Everyday Self-Reg: Manners and Courtesy

Everyday Self-Reg: Manners and Courtesy

When I was a kid I had a very negative view of manners. I was taught manners and forced to use them. But I didn’t understand what they were for. To my 10-year-old self, manners felt like a form of social control, rules dreamed up by adults who felt driven to make kids behave like “little ladies and gentlemen.”

Consequently, I actually felt uncomfortable about being polite. I found it stressful and it felt phoney. So I avoided using manners when I could. That’s unfortunate because, as you might have learned earlier in life than me, manners have value. Coupled with genuine concern for others, manners can be a tool for co-regulation, helping to reduce the stress of social situations.

I want to share a story about how an elderly stranger’s artful courtesy helped co-regulate me through a fairly limbic moment the day my youngest son was diagnosed with Type 1 Diabetes. I don’t know how much you know about Type 1 diabetes, as opposed to Type 2. Unlike Type 2, which tends to come on gradually, Type 1 comes out of nowhere. By the time obvious symptoms appear it’s usually a health emergency. When we arrived at the ER, our boy was very, very sick and we were all in high stress mode, trying to hold ourselves together.

He was too weak to walk, so I ran to grab a wheelchair. That’s when I almost lost it.

I can’t remember exactly why, but in my frantic haste, I couldn’t seem to pry a chair loose from the corral where they were kept. What I remember very clearly is that I was perilously close to a full-blown adult tantrum.

What I will never, ever forget about that day is the saintly, elderly volunteer who ambled over and very quietly and graciously helped me. In terms of co-regulation, he did all the right things: soft voice, relaxed body language, gentle (but not ingratiating) smile. He adroitly kept the focus away from what I was doing wrong, and focused on helping me. So I didn’t see him as a threat, which could have easily been the case.

In short, he treated me with genuine courtesy.

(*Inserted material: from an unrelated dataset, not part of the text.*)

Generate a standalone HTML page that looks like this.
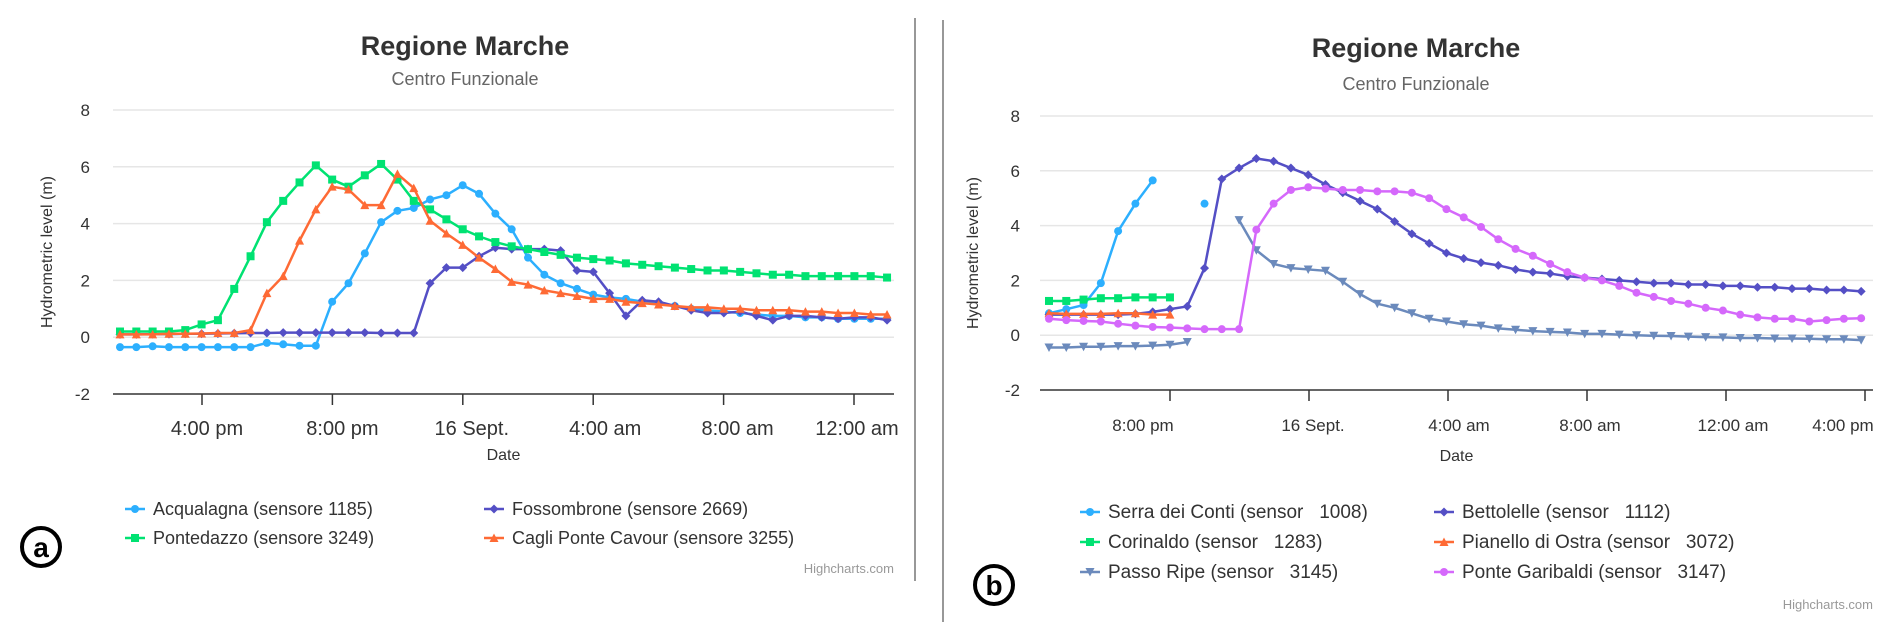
<!DOCTYPE html>
<html><head><meta charset="utf-8">
<style>
html,body{margin:0;padding:0;background:#fff;}
body{width:1892px;height:634px;position:relative;overflow:hidden;font-family:"Liberation Sans",sans-serif;}
svg{position:absolute;left:0;top:0;}
text{white-space:pre;}
</style></head>
<body>
<svg id="s" width="1892" height="634" xmlns="http://www.w3.org/2000/svg"></svg>
<script>
// ---- data (a): half-hour steps from index 0 ----
const leftTickLabels = ["4:00 pm","8:00 pm","16 Sept.","4:00 am","8:00 am","12:00 am"];
const yTicks = [-2,0,2,4,6,8];
const acqualagna = [-0.35,-0.35,-0.32,-0.35,-0.35,-0.35,-0.35,-0.35,-0.35,-0.2,-0.25,-0.3,-0.3,1.25,1.9,2.95,4.05,4.45,4.55,4.85,5.0,5.35,5.05,4.35,3.8,2.8,2.2,1.9,1.7,1.5,1.4,1.35,1.25,1.2,1.1,1.0,0.95,0.9,0.85,0.8,0.75,0.75,0.7,0.7,0.65,0.65,0.65,0.65];
const pontedazzo = [0.2,0.2,0.2,0.2,0.25,0.45,0.6,1.7,2.85,4.05,4.8,5.45,6.05,5.55,5.3,5.7,6.1,5.55,4.8,4.5,4.15,3.8,3.55,3.35,3.2,3.1,3.0,2.9,2.8,2.75,2.7,2.6,2.55,2.5,2.45,2.4,2.35,2.35,2.3,2.25,2.2,2.2,2.15,2.15,2.15,2.15,2.15,2.1];
const fossombrone = [0.1,0.1,0.11,0.11,0.12,0.12,0.13,0.14,0.15,0.15,0.16,0.16,0.16,0.16,0.16,0.16,0.15,0.15,0.15,1.9,2.45,2.45,2.85,3.15,3.1,3.1,3.1,3.05,2.35,2.3,1.55,0.75,1.3,1.25,1.1,0.95,0.85,0.85,0.9,0.75,0.6,0.75,0.75,0.7,0.65,0.7,0.7,0.6];
const cagli = [0.1,0.1,0.1,0.12,0.12,0.13,0.15,0.15,0.25,1.55,2.15,3.4,4.5,5.3,5.2,4.65,4.65,5.75,5.25,4.1,3.65,3.25,2.8,2.4,1.95,1.85,1.65,1.55,1.45,1.35,1.35,1.25,1.2,1.15,1.1,1.05,1.05,1.0,1.0,0.95,0.95,0.95,0.9,0.9,0.85,0.85,0.8,0.8];
// ---- data (b) ----
const rightTickLabels = ["8:00 pm","16 Sept.","4:00 am","8:00 am","12:00 am","4:00 pm"];
const serra = [0.8,0.95,1.1,1.9,3.8,4.8,5.65,null,null,4.8];
const corinaldo = [1.25,1.25,1.3,1.35,1.35,1.38,1.38,1.38];
const pianello = [0.8,0.78,0.78,0.78,0.8,0.8,0.75,0.75];
const passoRipe = [-0.45,-0.45,-0.42,-0.42,-0.4,-0.4,-0.38,-0.35,-0.25,null,null,4.2,3.1,2.6,2.45,2.4,2.35,1.95,1.5,1.15,1.0,0.8,0.6,0.5,0.4,0.35,0.25,0.2,0.15,0.12,0.1,0.05,0.05,0.02,0,-0.02,-0.03,-0.05,-0.07,-0.08,-0.1,-0.1,-0.12,-0.12,-0.13,-0.15,-0.15,-0.18];
const bettolelle = [0.75,0.75,0.75,0.75,0.75,0.78,0.85,0.95,1.05,2.45,5.7,6.1,6.45,6.35,6.1,5.85,5.5,5.2,4.9,4.6,4.15,3.7,3.35,3.0,2.8,2.65,2.55,2.4,2.3,2.25,2.15,2.1,2.05,2.0,1.95,1.9,1.9,1.85,1.85,1.8,1.8,1.75,1.75,1.7,1.7,1.65,1.65,1.6];
const garibaldi = [0.6,0.55,0.52,0.5,0.42,0.35,0.3,0.28,0.25,0.22,0.22,0.22,3.85,4.8,5.3,5.4,5.35,5.3,5.3,5.25,5.25,5.2,5.0,4.6,4.3,3.95,3.5,3.15,2.9,2.6,2.3,2.1,2.0,1.8,1.55,1.4,1.25,1.15,1.0,0.9,0.75,0.65,0.6,0.6,0.5,0.55,0.6,0.62];

const NS="http://www.w3.org/2000/svg";
const svg=document.getElementById('s');
function el(tag,attrs,parent){const e=document.createElementNS(NS,tag);for(const k in attrs)e.setAttribute(k,attrs[k]);(parent||svg).appendChild(e);return e;}
function txt(str,x,y,size,fill,anchor,weight,parent){const t=el('text',{x:x,y:y,'font-size':size,fill:fill,'text-anchor':anchor||'middle','font-weight':weight||'normal','font-family':'Liberation Sans, sans-serif'},parent);t.textContent=str;return t;}
function marker(g,type,x,y,c){
  let m;
  if(type==='circle') m=el('circle',{cx:x,cy:y,r:4,fill:c},g);
  else if(type==='square') m=el('rect',{x:x-4,y:y-4,width:8,height:8,fill:c},g);
  else if(type==='diamond') m=el('path',{d:`M${x} ${y-4.5}L${x+4.5} ${y}L${x} ${y+4.5}L${x-4.5} ${y}Z`,fill:c},g);
  else if(type==='triangle') m=el('path',{d:`M${x} ${y-4.5}L${x+4.5} ${y+4}L${x-4.5} ${y+4}Z`,fill:c},g);
  else m=el('path',{d:`M${x} ${y+4.5}L${x+4.5} ${y-4}L${x-4.5} ${y-4}Z`,fill:c},g);
  
  
}
function chart(cfg){
  const g=el('g',{});
  
  
  const yS=v=>cfg.y0+(v-(-2))*(cfg.y8-cfg.y0)/10;
  const xS=i=>cfg.x0+i*cfg.dx;
  const t=txt('Regione Marche',cfg.cx,cfg.ty,27,'#333','middle','bold',g);
  
  const st=txt('Centro Funzionale',cfg.cx,cfg.sy,18,'#666','middle','normal',g);
  
  yTicks.forEach(v=>{
    if(v>-2){const gl=el('line',{x1:cfg.px0,x2:cfg.px1,y1:yS(v),y2:yS(v),stroke:'#e6e6e6','stroke-width':1.5},g);
      }
    const l=txt(String(v),cfg.ylx,yS(v)+6,17,'#333','end','normal',g);
    
  });
  const ax=el('line',{x1:cfg.px0,x2:cfg.px1,y1:yS(-2),y2:yS(-2),stroke:'#333','stroke-width':1.5},g);
  
  cfg.ticks.forEach((lab,k)=>{
    const tx=cfg.tick0+k*cfg.tickStep;
    const tl=el('line',{x1:tx,x2:tx,y1:yS(-2),y2:yS(-2)+11,stroke:'#333','stroke-width':1.5},g);
    
    const lb=txt(lab,tx+cfg.labOff[k],cfg.lty,cfg.lsize,'#333','middle','normal',g);
    
  });
  const yt=txt('Hydrometric level (m)',0,0,16,'#333','middle','normal',g);
  yt.setAttribute('transform',`translate(${cfg.ytx},${(yS(-2)+yS(8))/2}) rotate(-90)`);
  
  const dt=txt('Date',(cfg.px0+cfg.px1)/2,cfg.dty,16,'#333','middle','normal',g);
  
  cfg.series.forEach(s=>{
    const sg=el('g',{},g);
    
    
    let d='',pen=false;
    s.data.forEach((v,i)=>{ if(v===null){pen=false;return;} d+=(pen?'L':'M')+xS(i)+' '+yS(v)+' '; pen=true; });
    el('path',{d:d,fill:'none',stroke:s.c,'stroke-width':2.5,'stroke-linejoin':'round'},sg);
    s.data.forEach((v,i)=>{ if(v!==null) marker(sg,s.m,xS(i),yS(v),s.c); });
    const lg=el('g',{},g);
    
    
    el('line',{x1:s.lx-10,x2:s.lx+10,y1:s.ly,y2:s.ly,stroke:s.c,'stroke-width':2.5},lg);
    marker(lg,s.m,s.lx,s.ly,s.c);
    txt(s.label,s.lx+18,s.ly+6,cfg.legSize,'#333','start','normal',lg);
  });
  const hc=txt('Highcharts.com',cfg.px1,cfg.hcy,13,'#999','end','normal',g);
  
  const bc=el('circle',{cx:cfg.bx,cy:cfg.by,r:19,fill:'#fff',stroke:'#000','stroke-width':4},g);
  
  txt(cfg.badge,cfg.bx,cfg.by+10,28,'#000','middle','bold',g);
}
chart({name:'chart-a',cx:465,ty:55,sy:85,y0:394,y8:110,px0:113,px1:894,x0:120,dx:16.32,ylx:90,
  ticks:leftTickLabels,tick0:202,tickStep:130.4,labOff:[5,10,9,12,14,3],lty:435,lsize:20,ytx:52,dty:460,hcy:573,
  bx:41,by:547,badge:'a',legSize:18,
  series:[
   {id:'acqualagna',data:acqualagna,c:'#2caffe',m:'circle',label:'Acqualagna (sensore 1185)',lx:135,ly:509},
   {id:'fossombrone',data:fossombrone,c:'#544fc5',m:'diamond',label:'Fossombrone (sensore 2669)',lx:494,ly:509},
   {id:'pontedazzo',data:pontedazzo,c:'#00e272',m:'square',label:'Pontedazzo (sensore 3249)',lx:135,ly:538},
   {id:'cagli',data:cagli,c:'#fe6a35',m:'triangle',label:'Cagli Ponte Cavour (sensore 3255)',lx:494,ly:538}]});
chart({name:'chart-b',cx:1416,ty:57,sy:90,y0:390,y8:116,px0:1040,px1:1873,x0:1049,dx:17.28,ylx:1020,
  ticks:rightTickLabels,tick0:1170,tickStep:139,labOff:[-27,4,11,3,7,-22],lty:431,lsize:17,ytx:978,dty:461,hcy:609,
  bx:994,by:585,badge:'b',legSize:19,
  series:[
   {id:'serra',data:serra,c:'#2caffe',m:'circle',label:'Serra dei Conti (sensor   1008)',lx:1090,ly:512},
   {id:'bettolelle',data:bettolelle,c:'#544fc5',m:'diamond',label:'Bettolelle (sensor   1112)',lx:1444,ly:512},
   {id:'corinaldo',data:corinaldo,c:'#00e272',m:'square',label:'Corinaldo (sensor   1283)',lx:1090,ly:542},
   {id:'pianello',data:pianello,c:'#fe6a35',m:'triangle',label:'Pianello di Ostra (sensor   3072)',lx:1444,ly:542},
   {id:'passo-ripe',data:passoRipe,c:'#6b8abc',m:'tdown',label:'Passo Ripe (sensor   3145)',lx:1090,ly:572},
   {id:'garibaldi',data:garibaldi,c:'#d568fb',m:'circle',label:'Ponte Garibaldi (sensor   3147)',lx:1444,ly:572}]});
const d1=el('line',{x1:915,x2:915,y1:18,y2:581,stroke:'#777','stroke-width':1.5});


const d2=el('line',{x1:943,x2:943,y1:20,y2:622,stroke:'#777','stroke-width':1.5});


</script>
</body></html>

If I look back on this through a Self-Reg lens, you could say the man “lent me his calm” and reframed my behaviour. He didn’t chide me for manhandling the wheelchairs, but saw that I was stressed out, and that the best way to stop me from yanking the chairs was to be helpful. He didn’t know exactly what all my stressors were, but I expect he could see that the two he could address were my inability to wrangle the wheelchair and my need to get one quickly. And—really important—he didn’t increase my stress by making me feel foolish. As a result, I went on my way with the equipment I needed, feeling calmer, a little grateful, and with more energy available to help me support my son through the tough day that lay ahead.

Bottom line: this guy was doing Self-Reg, and his understanding of genuine (as opposed to rule-driven) courtesy helped him do it. To me this is one wee example of how the capacity for Self-Reg is there in all of us. It’s there in all the various ways we’ve learned to be sensitive and responsive to other people’s needs, including their stress. Can you look back and see ways in which you’ve done Self-Reg in the past, before you’d ever heard of Self-Reg? I’ll bet you can. But now Dr. Shanker’s framework gives us a clearer and more comprehensive way of thinking about it.

I can’t help but wonder if my younger self might have been more comfortable with manners if I’d been taught them via a Self-Reg, rather than a self-control, perspective. Who knows? I guess I should just be thankful that, as Stuart says, “it’s never too late.”

By | 2018-02-22T17:27:42+00:00 November 8th, 2017|

6 Comments

  1. Stefani Burosch December 6, 2017 at 9:38 pm - Reply

    Love this reframe John! Something that I have struggled with myself 🙂

    • John Hoffman December 7, 2017 at 11:12 am - Reply

      Thanks Stefani.

  2. Melissa Raine December 8, 2017 at 9:34 pm - Reply

    Great piece John: I recognise moments like this myself and always hope that those strangers know what an impact they had.

    • John Hoffman December 9, 2017 at 1:05 pm - Reply

      Thanks Melissa. I have sometimes tried to help strangers regulate. It’s not always easy to know what impact it has.

  3. Corale May 1, 2018 at 11:34 am - Reply

    Your negative view of manners reminds me of my negative view of “naming emotions”. I grew up with a mom who was very interested in brain development and helping children but I didn’t “buy” this discussion of emotions. It made me uncomfortable and distant, yet she persisted. It made it hard for me to reach out when I “was” emotional and needed comforting from a parent, because I just figured it would turn into a lecture on “naming my emotions”. As an adult, I understand the value of this but use it sparingly with my children, instead trying to lighten the mood with a calm voice and caring touch… especially since our lives are so busy. I need to remember to give my children the words of emotions – but not over do it.

    • John Hoffman May 11, 2018 at 9:45 am - Reply

      Interesting point Rebecca. It’s a good reminder that any time we’re trying to teach kids something or teach a skill, we need to pay attention to how the child is responding, and then respond to that.